The public library stimulates the purchase of books for the home. It creates a demand for good books that saves the spending of much money for "bargain" books of such poor type and paper as to be a menace to the eyes of all who read them, for trashy books that soften the mind and impair the taste for right reading, and even for vicious books that undermine character itself. A public library in charge of a capable and active librarian makes people book wise. Trashy books have no chance in competition with better ones when people are book wise.

By the circulation of books on house-planning, building, and home decoration, impetus is given to the construction of improved houses. Prospective builders who could not afford to buy expensive books are thus able to have the very latest and best on their special lines. A house is such a permanent thing so difficult and expensive to alter that this help at just the right time is greatly worth while. No one can doubt that an attractive, well

planned house reacts favorably on the health, morals and emotional fiber of its occupants.

Books on cooking make a contribution to the well-being of the home that is not to be overlooked in these days when high prices and food substitutes have so profoundly modified all cooking practice as to make of it almost a new art within a generation.

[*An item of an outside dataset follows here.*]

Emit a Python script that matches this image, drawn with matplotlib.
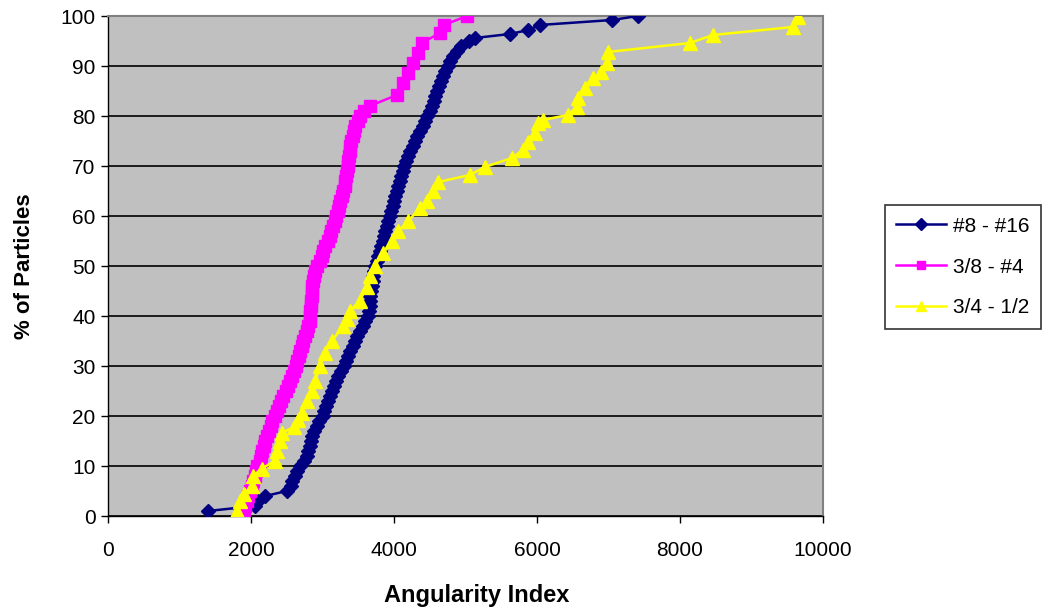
import matplotlib
matplotlib.use("Agg")
import matplotlib.pyplot as plt

# ---- data ----
blue_label = "#8 - #16"
blue_x = [1400, 2050, 2100, 2200, 2500, 2560, 2580, 2620, 2650, 2690,
          2740, 2780, 2800, 2820, 2840, 2860, 2880, 2920, 2950, 3000,
          3020, 3050, 3070, 3100, 3130, 3160, 3190, 3220, 3260, 3300,
          3330, 3360, 3390, 3420, 3450, 3480, 3520, 3560, 3600, 3640,
          3650, 3660, 3660, 3670, 3680, 3690, 3700, 3710, 3720, 3740,
          3760, 3780, 3800, 3820, 3840, 3860, 3880, 3900, 3920, 3940,
          3960, 3980, 4000, 4020, 4040, 4060, 4080, 4100, 4120, 4140,
          4170, 4200, 4230, 4260, 4290, 4320, 4360, 4400, 4430, 4460,
          4500, 4530, 4560, 4580, 4600, 4630, 4660, 4690, 4720, 4750,
          4790, 4830, 4880, 4940, 5050, 5130, 5620, 5880, 6040, 7050, 7410]
blue_y = [1, 2, 3, 4, 5, 6, 7, 8, 9, 10,
          11, 12, 13, 14, 15, 16, 17, 18, 19, 20,
          21, 22, 23, 24, 25, 26, 27, 28, 29, 30,
          31, 32, 33, 34, 35, 36, 37, 38, 39, 40,
          41, 42, 43, 44, 45, 46, 47, 48, 49, 50,
          51, 52, 53, 54, 55, 56, 57, 58, 59, 60,
          61, 62, 63, 64, 65, 66, 67, 68, 69, 70,
          71, 72, 73, 74, 75, 76, 77, 78, 79, 80,
          81, 82, 83, 84, 85, 86, 87, 88, 89, 90,
          91, 92, 93, 94, 95, 95.6, 96.4, 97.2, 98.2, 99.2, 100]

magenta_label = "3/8 - #4"
magenta_x = [1900, 1920, 1940, 1960, 1990, 2010, 2030, 2050, 2070, 2090,
             2120, 2140, 2160, 2180, 2200, 2220, 2250, 2280, 2300, 2330,
             2360, 2390, 2420, 2450, 2490, 2520, 2550, 2580, 2600, 2630,
             2650, 2670, 2690, 2710, 2730, 2750, 2780, 2800, 2820, 2830,
             2830, 2840, 2840, 2850, 2850, 2860, 2870, 2880, 2900, 2930,
             2960, 2990, 3010, 3040, 3070, 3100, 3120, 3150, 3170, 3190,
             3210, 3230, 3250, 3270, 3290, 3310, 3320, 3330, 3340, 3350,
             3360, 3370, 3380, 3390, 3400, 3420, 3440, 3460, 3490, 3530,
             3580, 3660, 4040, 4130, 4200, 4270, 4340, 4390, 4640, 4700, 5020]
magenta_y = [1, 2, 3, 4, 5, 6, 7, 8, 9, 10,
             11, 12, 13, 14, 15, 16, 17, 18, 19, 20,
             21, 22, 23, 24, 25, 26, 27, 28, 29, 30,
             31, 32, 33, 34, 35, 36, 37, 38, 39, 40,
             41, 42, 43, 44, 45, 46, 47, 48, 49, 50,
             51, 52, 53, 54, 55, 56, 57, 58, 59, 60,
             61, 62, 63, 64, 65, 66, 67, 68, 69, 70,
             71, 72, 73, 74, 75, 76, 77, 78, 79, 80,
             81, 82, 84.2, 86.6, 88.6, 90.6, 92.6, 94.6, 96.6, 98.2, 100]

yellow_label = "3/4 - 1/2"
yellow_x = [1800, 1850, 1900, 2010, 2030, 2150, 2340, 2370, 2400, 2430,
            2600, 2660, 2710, 2780, 2850, 2900, 2960, 3030, 3130, 3290,
            3340, 3380, 3520, 3620, 3660, 3730, 3850, 3970, 4060, 4200,
            4360, 4460, 4550, 4620, 5060, 5270, 5650, 5800, 5870, 5970,
            6010, 6080, 6430, 6560, 6580, 6670, 6780, 6900, 6980, 6990,
            8140, 8460, 9580, 9650]
yellow_y = [1, 3, 4.5, 6, 8, 9.5, 11, 13, 15, 16.6,
            17.8, 19.2, 20.6, 23, 25, 27, 30, 32.6, 35, 38,
            39.5, 41, 43, 45.8, 48, 50, 52.6, 55, 57, 59,
            61.6, 63, 65, 66.8, 68.2, 69.8, 71.6, 73.2, 74.8, 76.6,
            78.6, 79.2, 80.2, 81.8, 83.6, 85.6, 87.6, 88.8, 90.6, 92.8,
            94.6, 96.2, 97.8, 99.8]

x_ticks = [0, 2000, 4000, 6000, 8000, 10000]
y_ticks = [0, 10, 20, 30, 40, 50, 60, 70, 80, 90, 100]
x_title = "Angularity Index"
y_title = "% of Particles"

# ---- figure ----
plt.rcParams['font.family'] = ['Liberation Sans', 'DejaVu Sans']
fig = plt.figure(figsize=(10.53, 6.16), dpi=100)
ax = fig.add_axes([108 / 1053, 1 - 516 / 616, (823 - 108) / 1053, 500 / 616])
ax.set_facecolor('#C0C0C0')

ax.plot(blue_x, blue_y, color='#000080', marker='D', markersize=7.5, linewidth=1.8,
        label=blue_label, zorder=3)
ax.plot(magenta_x, magenta_y, color='#FF00FF', marker='s', markersize=8, linewidth=1.8,
        label=magenta_label, zorder=3)
ax.plot(yellow_x, yellow_y, color='#FFFF00', marker='^', markersize=9.5, linewidth=1.8,
        label=yellow_label, zorder=3)

ax.set_xlim(0, 10000)
ax.set_ylim(0, 100)
ax.set_xticks(x_ticks)
ax.set_yticks(y_ticks)
ax.yaxis.grid(True, color='black', linewidth=1.2)
ax.set_axisbelow(True)
ax.tick_params(axis='both', direction='out', length=5, width=1, colors='black',
               labelsize=15)
ax.tick_params(axis='y', pad=4)
ax.tick_params(axis='x', pad=13)
for side in ['left', 'bottom']:
    ax.spines[side].set_color('black')
    ax.spines[side].set_linewidth(1)
for side in ['right', 'top']:
    ax.spines[side].set_color('#808080')
    ax.spines[side].set_linewidth(1.5)

ax.set_xlabel(x_title, fontsize=17, fontweight='bold')
ax.xaxis.set_label_coords((477 - 108) / 715, (516 - 584) / 500)
ax.set_ylabel(y_title, fontsize=16, fontweight='bold')
ax.yaxis.set_label_coords((35 - 108) / 715, 0.5)

leg = ax.legend(loc='center left', bbox_to_anchor=(885 / 1053, 1 - 267 / 616),
                bbox_transform=fig.transFigure, frameon=True, fancybox=False,
                edgecolor='black', fontsize=15, handlelength=2.4,
                labelspacing=1.05, borderpad=0.55, handletextpad=0.3,
                borderaxespad=0, markerscale=0.8)
leg.get_frame().set_linewidth(1.2)

fig.savefig('out.png', dpi=100)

Books also help-but why continue? Whatever improves human kind improves the home and there is no field of activity where books, carefully written, thoughtfully chosen and wisely administered, do not make a large contribution. Their aid in teaching children, their help in improving health and sanitation, their stimulation of industry through the spread of scientific knowledge, their guidance in business, their tendency to raise the whole level of the intellectual life of the community, all these things does a library do for us and more. The number of published books and journals is so vast that the job of getting them to the folks for whom they are meant is one requiring special training and experience. The public librarian of today must know not only the thousands of books on a hundred subjects that stream from a multitude of presses; he must also know intimately the life of the community in all its varied interests. With this knowledge combined with the love of humanity in his heart and a passion for service, he will make the library the true ally of the home, sharing with it the responsibility for creating and maintaining a sane, useful and happy people.